• **Objective**
Pull out every line containing the string "this".

[Begin Record extracts]

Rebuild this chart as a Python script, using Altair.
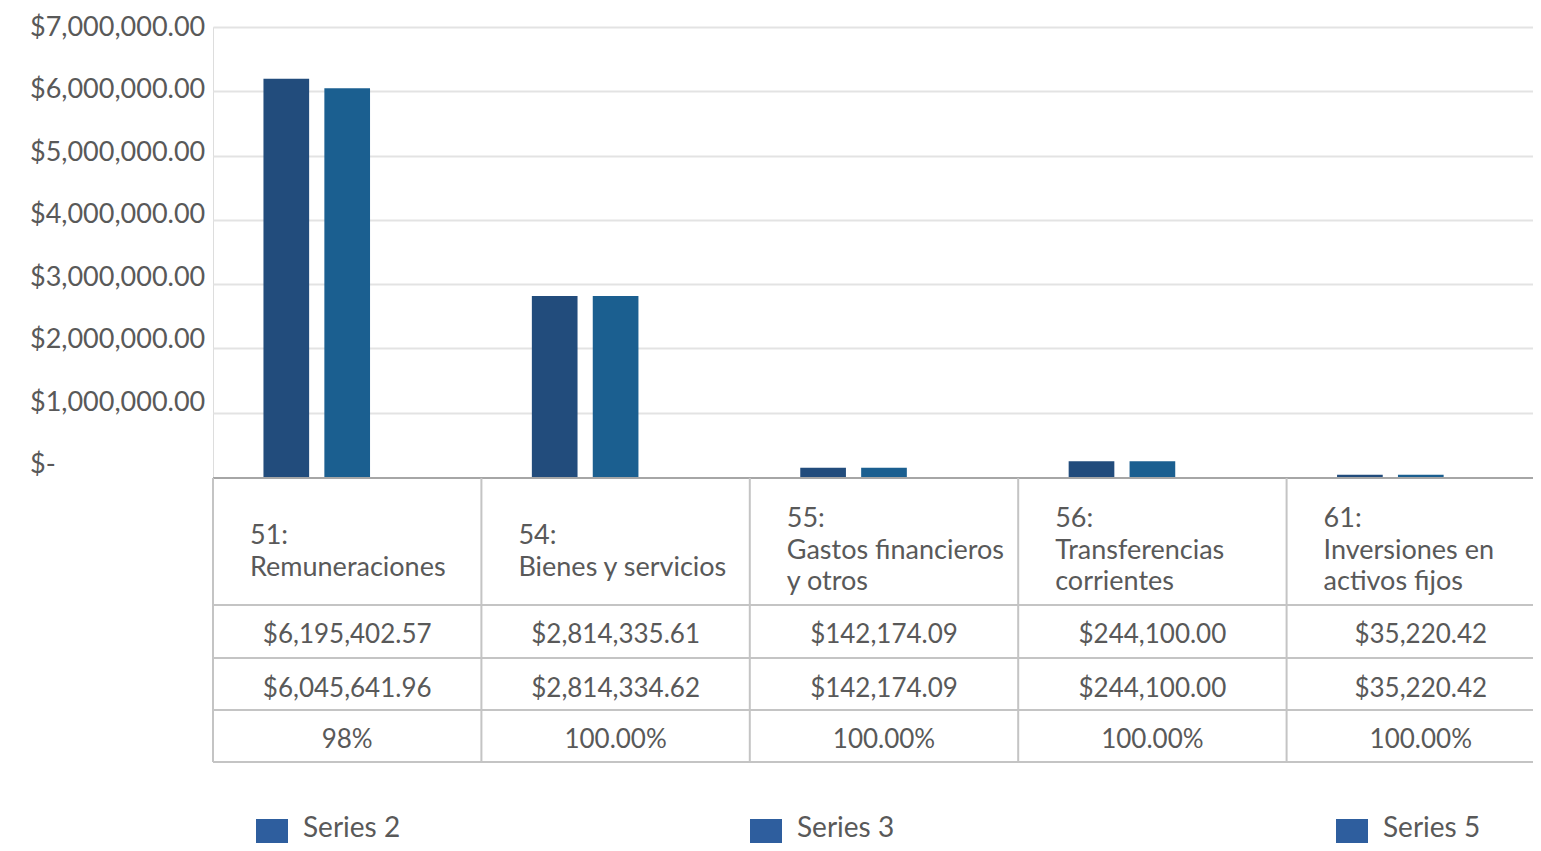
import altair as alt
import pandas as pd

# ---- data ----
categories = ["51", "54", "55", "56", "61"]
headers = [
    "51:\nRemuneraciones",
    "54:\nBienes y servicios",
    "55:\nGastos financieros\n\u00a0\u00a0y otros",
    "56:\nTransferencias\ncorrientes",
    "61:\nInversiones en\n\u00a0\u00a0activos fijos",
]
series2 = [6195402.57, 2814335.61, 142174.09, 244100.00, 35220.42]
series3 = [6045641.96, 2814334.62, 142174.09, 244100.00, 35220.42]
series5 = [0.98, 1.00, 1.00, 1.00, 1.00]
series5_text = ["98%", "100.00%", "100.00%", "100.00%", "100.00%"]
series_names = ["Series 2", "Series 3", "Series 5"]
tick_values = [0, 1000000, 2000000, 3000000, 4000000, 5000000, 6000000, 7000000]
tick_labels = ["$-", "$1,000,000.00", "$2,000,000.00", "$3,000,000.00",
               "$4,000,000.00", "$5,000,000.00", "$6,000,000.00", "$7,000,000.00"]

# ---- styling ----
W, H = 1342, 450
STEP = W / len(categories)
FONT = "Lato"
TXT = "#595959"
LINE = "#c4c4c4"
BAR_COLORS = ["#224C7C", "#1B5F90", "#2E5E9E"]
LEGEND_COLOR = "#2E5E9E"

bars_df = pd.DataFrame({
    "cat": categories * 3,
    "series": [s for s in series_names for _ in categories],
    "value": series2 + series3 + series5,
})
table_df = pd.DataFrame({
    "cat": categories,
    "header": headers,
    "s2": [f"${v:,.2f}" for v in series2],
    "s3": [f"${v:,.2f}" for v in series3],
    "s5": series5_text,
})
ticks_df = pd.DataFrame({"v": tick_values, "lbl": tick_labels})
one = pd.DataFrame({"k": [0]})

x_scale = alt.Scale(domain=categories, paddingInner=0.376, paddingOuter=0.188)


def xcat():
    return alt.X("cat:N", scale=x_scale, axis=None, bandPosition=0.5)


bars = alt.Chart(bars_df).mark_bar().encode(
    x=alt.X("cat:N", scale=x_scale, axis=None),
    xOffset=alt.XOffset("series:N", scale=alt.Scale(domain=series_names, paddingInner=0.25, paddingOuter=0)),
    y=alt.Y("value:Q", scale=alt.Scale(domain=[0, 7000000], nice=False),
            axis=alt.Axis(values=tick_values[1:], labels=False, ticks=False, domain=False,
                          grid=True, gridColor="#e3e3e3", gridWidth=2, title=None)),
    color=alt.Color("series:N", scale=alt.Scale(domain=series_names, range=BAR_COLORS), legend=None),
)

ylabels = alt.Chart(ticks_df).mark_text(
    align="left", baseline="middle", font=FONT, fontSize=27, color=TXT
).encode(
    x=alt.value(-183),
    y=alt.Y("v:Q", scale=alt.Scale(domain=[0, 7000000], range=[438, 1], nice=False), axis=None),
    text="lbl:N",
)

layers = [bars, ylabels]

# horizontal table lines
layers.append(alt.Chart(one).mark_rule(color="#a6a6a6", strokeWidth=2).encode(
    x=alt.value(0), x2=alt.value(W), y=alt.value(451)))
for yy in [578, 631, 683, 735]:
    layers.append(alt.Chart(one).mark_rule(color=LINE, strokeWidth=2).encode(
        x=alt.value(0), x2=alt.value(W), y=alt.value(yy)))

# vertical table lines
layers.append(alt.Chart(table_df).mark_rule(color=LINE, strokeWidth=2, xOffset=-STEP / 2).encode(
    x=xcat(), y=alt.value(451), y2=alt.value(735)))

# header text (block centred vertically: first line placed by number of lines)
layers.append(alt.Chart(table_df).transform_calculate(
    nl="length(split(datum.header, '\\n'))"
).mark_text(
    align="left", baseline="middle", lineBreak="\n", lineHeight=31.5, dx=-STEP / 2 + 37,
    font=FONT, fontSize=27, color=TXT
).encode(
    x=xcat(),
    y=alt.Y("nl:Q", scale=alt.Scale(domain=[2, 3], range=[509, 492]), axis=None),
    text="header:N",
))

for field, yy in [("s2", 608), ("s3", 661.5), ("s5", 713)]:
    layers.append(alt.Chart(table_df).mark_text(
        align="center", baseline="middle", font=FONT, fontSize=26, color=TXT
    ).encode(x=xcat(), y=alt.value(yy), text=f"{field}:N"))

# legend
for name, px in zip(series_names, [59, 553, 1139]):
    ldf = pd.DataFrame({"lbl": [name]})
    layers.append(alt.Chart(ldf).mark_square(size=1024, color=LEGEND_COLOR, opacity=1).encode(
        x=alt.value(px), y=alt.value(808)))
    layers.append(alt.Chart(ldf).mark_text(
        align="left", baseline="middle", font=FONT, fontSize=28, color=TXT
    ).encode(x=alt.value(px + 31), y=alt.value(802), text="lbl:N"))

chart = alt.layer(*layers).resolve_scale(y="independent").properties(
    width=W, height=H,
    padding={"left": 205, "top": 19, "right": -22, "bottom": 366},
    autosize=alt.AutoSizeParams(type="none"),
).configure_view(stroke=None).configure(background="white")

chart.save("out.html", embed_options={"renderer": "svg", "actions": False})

[End Record extracts]
[Begin Record extracts]

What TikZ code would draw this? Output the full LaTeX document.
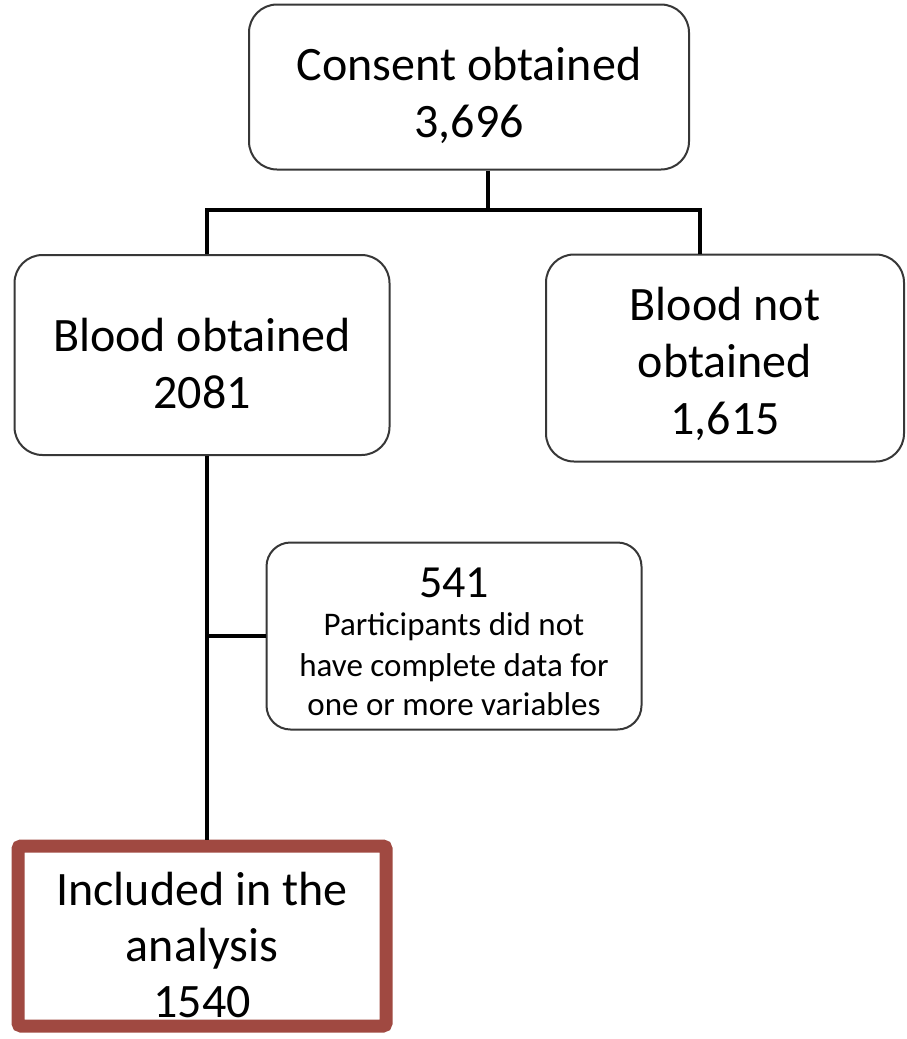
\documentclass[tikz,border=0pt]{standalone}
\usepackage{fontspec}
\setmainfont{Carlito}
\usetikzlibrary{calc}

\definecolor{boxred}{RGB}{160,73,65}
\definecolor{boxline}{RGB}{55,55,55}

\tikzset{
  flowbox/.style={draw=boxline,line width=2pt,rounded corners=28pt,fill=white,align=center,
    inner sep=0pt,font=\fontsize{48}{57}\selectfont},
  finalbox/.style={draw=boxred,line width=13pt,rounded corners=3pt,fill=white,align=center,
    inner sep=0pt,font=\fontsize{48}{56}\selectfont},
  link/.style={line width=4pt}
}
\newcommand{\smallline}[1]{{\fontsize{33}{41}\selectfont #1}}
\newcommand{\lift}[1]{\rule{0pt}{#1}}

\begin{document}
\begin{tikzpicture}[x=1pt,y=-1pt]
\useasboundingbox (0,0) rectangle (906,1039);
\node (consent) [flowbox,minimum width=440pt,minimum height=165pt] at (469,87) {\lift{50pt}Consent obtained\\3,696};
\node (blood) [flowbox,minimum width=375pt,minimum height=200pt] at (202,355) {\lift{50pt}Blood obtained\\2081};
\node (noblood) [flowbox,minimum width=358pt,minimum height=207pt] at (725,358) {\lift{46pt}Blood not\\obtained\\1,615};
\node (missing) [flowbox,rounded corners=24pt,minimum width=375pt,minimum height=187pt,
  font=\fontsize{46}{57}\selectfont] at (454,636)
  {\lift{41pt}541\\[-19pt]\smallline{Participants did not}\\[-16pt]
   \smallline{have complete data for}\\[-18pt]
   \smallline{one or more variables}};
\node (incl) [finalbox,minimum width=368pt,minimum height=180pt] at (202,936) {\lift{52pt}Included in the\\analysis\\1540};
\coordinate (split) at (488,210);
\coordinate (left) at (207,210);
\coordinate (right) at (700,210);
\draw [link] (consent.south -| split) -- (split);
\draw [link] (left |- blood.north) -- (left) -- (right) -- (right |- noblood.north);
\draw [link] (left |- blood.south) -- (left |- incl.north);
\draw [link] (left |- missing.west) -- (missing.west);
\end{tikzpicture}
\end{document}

[End Record extracts]

• **Exercise output**
Rebuild this chart as a Python script, using Altair.
What TikZ code would draw this? Output the full LaTeX document.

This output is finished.